Dataset records ▸
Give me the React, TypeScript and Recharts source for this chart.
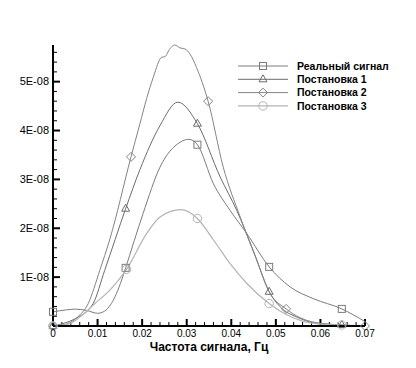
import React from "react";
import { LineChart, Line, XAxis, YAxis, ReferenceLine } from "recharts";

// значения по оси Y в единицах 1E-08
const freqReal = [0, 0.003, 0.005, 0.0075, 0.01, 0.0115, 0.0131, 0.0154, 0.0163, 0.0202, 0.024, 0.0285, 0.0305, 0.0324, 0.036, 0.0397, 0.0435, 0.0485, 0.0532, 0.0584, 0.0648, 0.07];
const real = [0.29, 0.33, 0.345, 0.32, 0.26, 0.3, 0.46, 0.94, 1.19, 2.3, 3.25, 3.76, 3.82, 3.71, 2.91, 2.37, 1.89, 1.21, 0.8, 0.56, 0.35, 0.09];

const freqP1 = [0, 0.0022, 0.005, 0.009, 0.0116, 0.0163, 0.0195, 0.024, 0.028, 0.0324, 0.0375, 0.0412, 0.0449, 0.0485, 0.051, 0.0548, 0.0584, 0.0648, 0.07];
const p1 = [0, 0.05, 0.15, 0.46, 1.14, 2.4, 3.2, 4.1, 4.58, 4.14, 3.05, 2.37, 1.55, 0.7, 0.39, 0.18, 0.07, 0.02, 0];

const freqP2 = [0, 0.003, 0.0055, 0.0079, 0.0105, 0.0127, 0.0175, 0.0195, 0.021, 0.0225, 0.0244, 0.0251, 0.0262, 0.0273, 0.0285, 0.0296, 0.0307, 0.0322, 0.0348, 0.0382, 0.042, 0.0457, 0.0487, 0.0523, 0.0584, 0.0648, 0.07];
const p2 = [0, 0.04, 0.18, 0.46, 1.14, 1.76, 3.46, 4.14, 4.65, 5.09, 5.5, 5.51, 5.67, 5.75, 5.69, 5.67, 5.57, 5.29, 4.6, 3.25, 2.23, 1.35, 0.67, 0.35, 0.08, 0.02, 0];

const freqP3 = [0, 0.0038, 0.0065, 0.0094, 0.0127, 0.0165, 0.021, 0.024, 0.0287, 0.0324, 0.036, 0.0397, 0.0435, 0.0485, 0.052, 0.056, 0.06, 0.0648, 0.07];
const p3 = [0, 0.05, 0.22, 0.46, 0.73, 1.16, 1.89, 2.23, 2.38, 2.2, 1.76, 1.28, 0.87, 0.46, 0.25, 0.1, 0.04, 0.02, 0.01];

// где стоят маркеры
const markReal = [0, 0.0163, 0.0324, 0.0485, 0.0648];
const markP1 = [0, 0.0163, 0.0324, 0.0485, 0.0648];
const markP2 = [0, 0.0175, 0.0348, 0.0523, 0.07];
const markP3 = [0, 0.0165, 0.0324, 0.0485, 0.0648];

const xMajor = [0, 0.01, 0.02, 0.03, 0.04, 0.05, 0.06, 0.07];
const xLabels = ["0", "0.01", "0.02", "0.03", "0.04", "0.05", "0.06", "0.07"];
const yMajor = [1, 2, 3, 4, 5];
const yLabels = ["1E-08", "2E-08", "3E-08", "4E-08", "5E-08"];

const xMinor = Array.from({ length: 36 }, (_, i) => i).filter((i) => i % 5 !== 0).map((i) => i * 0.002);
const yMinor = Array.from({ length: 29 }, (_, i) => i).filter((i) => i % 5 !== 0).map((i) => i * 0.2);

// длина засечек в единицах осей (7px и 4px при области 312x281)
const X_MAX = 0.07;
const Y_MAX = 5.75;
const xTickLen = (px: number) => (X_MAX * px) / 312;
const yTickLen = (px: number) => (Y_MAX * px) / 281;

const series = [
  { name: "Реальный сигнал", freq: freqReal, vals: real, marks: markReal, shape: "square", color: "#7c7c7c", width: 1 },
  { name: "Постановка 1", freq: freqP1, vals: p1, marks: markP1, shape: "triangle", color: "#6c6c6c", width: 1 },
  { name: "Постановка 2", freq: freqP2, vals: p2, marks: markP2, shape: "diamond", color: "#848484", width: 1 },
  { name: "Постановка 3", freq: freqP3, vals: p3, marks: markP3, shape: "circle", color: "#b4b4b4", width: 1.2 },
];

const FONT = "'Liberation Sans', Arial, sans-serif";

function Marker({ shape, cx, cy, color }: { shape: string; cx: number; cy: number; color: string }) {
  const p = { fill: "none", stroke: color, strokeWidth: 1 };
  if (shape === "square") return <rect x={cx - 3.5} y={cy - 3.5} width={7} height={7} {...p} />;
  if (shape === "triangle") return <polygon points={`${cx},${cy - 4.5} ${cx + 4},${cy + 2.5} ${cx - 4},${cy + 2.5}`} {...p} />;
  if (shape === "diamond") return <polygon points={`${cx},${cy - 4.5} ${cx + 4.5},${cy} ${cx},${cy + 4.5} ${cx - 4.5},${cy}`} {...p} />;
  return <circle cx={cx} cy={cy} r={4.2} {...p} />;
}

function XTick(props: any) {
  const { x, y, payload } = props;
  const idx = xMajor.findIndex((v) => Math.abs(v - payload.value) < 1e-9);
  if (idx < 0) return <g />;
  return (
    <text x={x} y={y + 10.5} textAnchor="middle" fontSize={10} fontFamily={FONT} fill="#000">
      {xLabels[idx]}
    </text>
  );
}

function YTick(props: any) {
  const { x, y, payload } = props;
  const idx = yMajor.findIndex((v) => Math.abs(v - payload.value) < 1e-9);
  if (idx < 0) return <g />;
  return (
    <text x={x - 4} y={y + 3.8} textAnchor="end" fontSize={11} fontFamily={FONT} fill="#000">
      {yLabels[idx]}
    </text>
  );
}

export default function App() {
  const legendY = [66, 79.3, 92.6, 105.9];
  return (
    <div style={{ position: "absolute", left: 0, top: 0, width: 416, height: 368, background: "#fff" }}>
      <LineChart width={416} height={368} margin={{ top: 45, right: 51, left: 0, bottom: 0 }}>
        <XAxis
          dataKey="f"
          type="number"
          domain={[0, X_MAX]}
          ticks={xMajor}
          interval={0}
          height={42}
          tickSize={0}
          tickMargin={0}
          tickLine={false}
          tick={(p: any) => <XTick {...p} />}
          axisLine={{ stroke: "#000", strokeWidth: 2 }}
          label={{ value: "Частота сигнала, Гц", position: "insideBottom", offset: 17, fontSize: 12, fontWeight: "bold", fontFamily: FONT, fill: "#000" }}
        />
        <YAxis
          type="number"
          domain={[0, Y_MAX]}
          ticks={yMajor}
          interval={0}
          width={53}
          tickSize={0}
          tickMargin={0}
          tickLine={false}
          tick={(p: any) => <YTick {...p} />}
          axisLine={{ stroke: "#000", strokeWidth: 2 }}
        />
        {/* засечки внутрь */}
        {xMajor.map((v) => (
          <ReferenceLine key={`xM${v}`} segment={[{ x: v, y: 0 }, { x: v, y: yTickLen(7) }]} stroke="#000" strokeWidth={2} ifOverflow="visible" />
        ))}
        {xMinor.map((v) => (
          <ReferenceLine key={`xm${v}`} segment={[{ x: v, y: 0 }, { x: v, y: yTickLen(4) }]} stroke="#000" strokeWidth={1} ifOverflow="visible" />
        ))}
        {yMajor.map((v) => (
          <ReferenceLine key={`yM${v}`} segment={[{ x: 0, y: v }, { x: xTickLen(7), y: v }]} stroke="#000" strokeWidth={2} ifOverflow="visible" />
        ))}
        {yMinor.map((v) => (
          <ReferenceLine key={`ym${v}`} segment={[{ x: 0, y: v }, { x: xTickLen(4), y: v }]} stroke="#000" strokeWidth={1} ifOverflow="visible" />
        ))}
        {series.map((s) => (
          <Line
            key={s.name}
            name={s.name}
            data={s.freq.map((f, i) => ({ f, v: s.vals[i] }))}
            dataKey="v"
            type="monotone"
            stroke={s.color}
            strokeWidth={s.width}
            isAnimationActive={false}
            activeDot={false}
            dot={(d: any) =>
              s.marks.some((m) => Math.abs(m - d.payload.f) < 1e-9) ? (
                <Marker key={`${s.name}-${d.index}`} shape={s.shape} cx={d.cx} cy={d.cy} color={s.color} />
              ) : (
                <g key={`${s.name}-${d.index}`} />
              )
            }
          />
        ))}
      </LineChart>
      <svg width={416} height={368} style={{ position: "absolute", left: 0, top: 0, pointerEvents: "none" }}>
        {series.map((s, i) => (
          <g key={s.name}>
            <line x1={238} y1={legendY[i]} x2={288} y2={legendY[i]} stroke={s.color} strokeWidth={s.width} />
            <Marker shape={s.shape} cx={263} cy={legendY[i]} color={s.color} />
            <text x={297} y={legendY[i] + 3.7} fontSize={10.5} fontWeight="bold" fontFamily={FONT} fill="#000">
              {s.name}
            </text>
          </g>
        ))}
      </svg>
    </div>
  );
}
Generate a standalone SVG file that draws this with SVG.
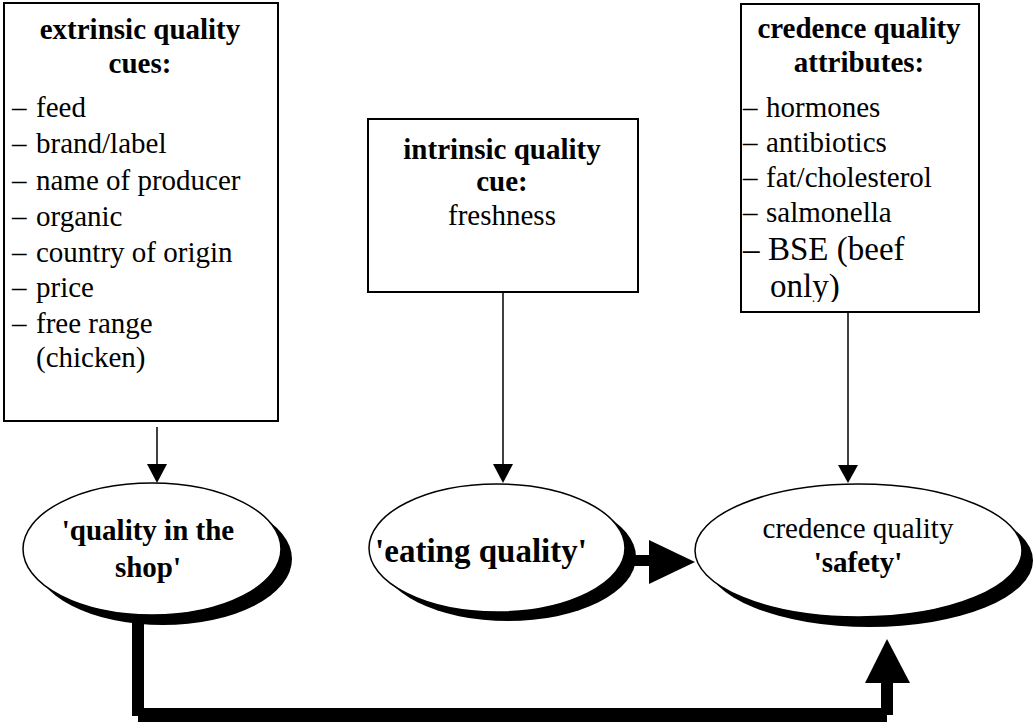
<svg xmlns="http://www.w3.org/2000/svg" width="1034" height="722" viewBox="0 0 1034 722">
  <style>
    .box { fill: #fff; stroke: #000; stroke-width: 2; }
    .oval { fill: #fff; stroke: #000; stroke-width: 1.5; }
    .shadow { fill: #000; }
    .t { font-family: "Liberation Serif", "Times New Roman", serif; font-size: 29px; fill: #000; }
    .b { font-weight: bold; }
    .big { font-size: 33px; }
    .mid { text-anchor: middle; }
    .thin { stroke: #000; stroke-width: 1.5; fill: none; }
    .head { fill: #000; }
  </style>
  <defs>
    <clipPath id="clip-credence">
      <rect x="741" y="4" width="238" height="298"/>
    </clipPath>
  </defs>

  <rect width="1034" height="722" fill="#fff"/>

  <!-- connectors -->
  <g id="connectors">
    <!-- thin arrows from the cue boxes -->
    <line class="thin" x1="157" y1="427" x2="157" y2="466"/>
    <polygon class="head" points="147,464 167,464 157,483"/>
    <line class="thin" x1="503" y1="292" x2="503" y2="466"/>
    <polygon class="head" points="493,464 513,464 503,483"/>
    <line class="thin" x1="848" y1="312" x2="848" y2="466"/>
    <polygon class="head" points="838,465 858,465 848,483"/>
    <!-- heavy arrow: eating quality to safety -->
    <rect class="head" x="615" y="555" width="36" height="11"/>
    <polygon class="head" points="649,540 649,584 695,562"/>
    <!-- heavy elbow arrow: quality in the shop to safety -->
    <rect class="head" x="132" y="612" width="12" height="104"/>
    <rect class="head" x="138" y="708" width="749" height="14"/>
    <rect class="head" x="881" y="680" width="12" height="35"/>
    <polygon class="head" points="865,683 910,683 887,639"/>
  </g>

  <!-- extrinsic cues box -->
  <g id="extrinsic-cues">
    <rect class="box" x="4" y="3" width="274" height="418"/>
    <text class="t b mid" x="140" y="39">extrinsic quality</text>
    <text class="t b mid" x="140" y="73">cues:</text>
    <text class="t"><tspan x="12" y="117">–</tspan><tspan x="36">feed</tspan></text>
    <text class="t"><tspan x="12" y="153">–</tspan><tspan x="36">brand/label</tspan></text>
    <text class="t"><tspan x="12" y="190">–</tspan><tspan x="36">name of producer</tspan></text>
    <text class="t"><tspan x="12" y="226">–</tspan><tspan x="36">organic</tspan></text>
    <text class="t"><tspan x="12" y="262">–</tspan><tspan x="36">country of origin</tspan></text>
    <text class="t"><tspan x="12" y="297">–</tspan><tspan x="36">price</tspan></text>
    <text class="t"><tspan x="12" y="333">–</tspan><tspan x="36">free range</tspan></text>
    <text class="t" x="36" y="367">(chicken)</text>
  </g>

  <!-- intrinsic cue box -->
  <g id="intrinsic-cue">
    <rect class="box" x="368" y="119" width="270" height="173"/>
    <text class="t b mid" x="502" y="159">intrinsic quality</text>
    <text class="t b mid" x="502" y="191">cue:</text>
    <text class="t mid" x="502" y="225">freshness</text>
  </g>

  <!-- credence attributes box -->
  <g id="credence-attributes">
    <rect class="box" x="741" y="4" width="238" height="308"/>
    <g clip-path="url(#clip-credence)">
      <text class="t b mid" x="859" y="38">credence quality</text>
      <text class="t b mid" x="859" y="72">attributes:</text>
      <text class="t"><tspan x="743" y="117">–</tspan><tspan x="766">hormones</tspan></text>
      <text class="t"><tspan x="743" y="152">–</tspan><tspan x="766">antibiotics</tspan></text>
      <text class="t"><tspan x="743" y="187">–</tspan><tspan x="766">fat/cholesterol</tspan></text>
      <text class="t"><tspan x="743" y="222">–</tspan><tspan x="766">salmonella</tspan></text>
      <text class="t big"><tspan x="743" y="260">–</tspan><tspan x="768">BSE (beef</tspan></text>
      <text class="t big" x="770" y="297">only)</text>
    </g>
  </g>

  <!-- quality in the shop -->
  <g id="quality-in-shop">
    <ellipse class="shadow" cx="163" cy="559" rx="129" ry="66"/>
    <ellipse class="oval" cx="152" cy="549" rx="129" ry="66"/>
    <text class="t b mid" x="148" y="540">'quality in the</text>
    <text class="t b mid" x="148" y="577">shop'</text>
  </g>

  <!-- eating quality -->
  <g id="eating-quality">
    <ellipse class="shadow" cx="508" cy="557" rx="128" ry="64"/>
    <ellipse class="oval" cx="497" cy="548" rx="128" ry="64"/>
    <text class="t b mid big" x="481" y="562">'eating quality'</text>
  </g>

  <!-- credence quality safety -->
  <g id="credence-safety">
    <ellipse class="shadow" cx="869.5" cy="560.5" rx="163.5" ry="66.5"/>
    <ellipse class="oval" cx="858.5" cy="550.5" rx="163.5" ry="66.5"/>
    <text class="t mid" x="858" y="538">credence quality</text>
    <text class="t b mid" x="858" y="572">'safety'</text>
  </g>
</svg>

Task statement ▸
Repeat the lines of the listing above verbatim, beginning at its first line and ending at the line containing "0.08, 0.02, 0];", which is included. Omit pictures.

Completed exercise ▸
Give me the React, TypeScript and Recharts source for this chart.
import React from "react";
import { LineChart, Line, XAxis, YAxis, ReferenceLine } from "recharts";

// значения по оси Y в единицах 1E-08
const freqReal = [0, 0.003, 0.005, 0.0075, 0.01, 0.0115, 0.0131, 0.0154, 0.0163, 0.0202, 0.024, 0.0285, 0.0305, 0.0324, 0.036, 0.0397, 0.0435, 0.0485, 0.0532, 0.0584, 0.0648, 0.07];
const real = [0.29, 0.33, 0.345, 0.32, 0.26, 0.3, 0.46, 0.94, 1.19, 2.3, 3.25, 3.76, 3.82, 3.71, 2.91, 2.37, 1.89, 1.21, 0.8, 0.56, 0.35, 0.09];

const freqP1 = [0, 0.0022, 0.005, 0.009, 0.0116, 0.0163, 0.0195, 0.024, 0.028, 0.0324, 0.0375, 0.0412, 0.0449, 0.0485, 0.051, 0.0548, 0.0584, 0.0648, 0.07];
const p1 = [0, 0.05, 0.15, 0.46, 1.14, 2.4, 3.2, 4.1, 4.58, 4.14, 3.05, 2.37, 1.55, 0.7, 0.39, 0.18, 0.07, 0.02, 0];

const freqP2 = [0, 0.003, 0.0055, 0.0079, 0.0105, 0.0127, 0.0175, 0.0195, 0.021, 0.0225, 0.0244, 0.0251, 0.0262, 0.0273, 0.0285, 0.0296, 0.0307, 0.0322, 0.0348, 0.0382, 0.042, 0.0457, 0.0487, 0.0523, 0.0584, 0.0648, 0.07];
const p2 = [0, 0.04, 0.18, 0.46, 1.14, 1.76, 3.46, 4.14, 4.65, 5.09, 5.5, 5.51, 5.67, 5.75, 5.69, 5.67, 5.57, 5.29, 4.6, 3.25, 2.23, 1.35, 0.67, 0.35, 0.08, 0.02, 0];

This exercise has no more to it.